2.1 Financial Cycle Indicators

As a barometer of financial prosperity, financial cycle is an important indicator to accurately determine the cyclical fluctuation of the financial system, to in-depth explore the linkage between finance and macroeconomics, and to implement regulatory (Deng et al., 2022). However, differences exist in both indicators and methodologies. Early research focused on credit cycle by the amount of credit or its ratio to GDP (Schularick & Taylor, 2012; DeBonis & Silvestrini, 2014; Aikman et al., 2015). Although the single indicator is simple, it also overlooks the potential interacts between credit and other financial assets. Multi indicators as Monetary Condition Index (MCI) and Financial Conditions Index (FCI) incorporates interest rate, exchange rate, stock price, credit and real estate price that can reflect the future financial activities (Hansson et al.,1994; Goodhart & Hofmann, 2001; Lack, 2003; Hatzius et al., 2010; Drehmann et al., 2012).

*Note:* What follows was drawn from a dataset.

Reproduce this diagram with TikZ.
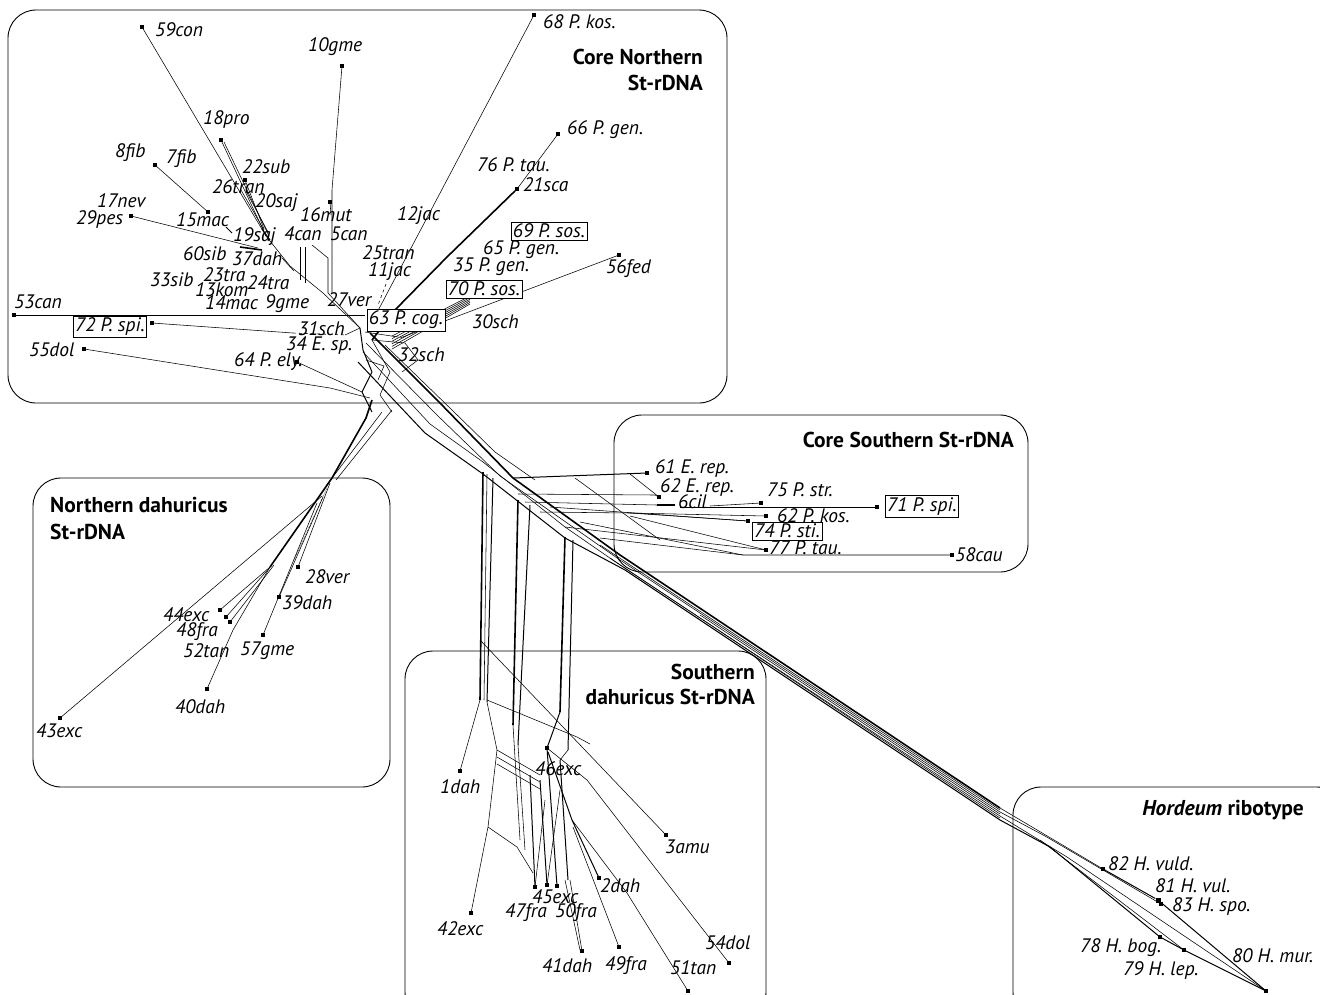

Indicators of balance sheet structure like non-core liabilities to broad money ratio (nc) and so on can also be used (Krupkina & Ponomarenko, 2015). Although research focus on the multi indicators, the overall logic is essentially consistent, that is, the financial cycle mainly reflects the “financing constraints of the financial market” and “risk and asset value”. However, research presents relatively insufficient availability and comparability.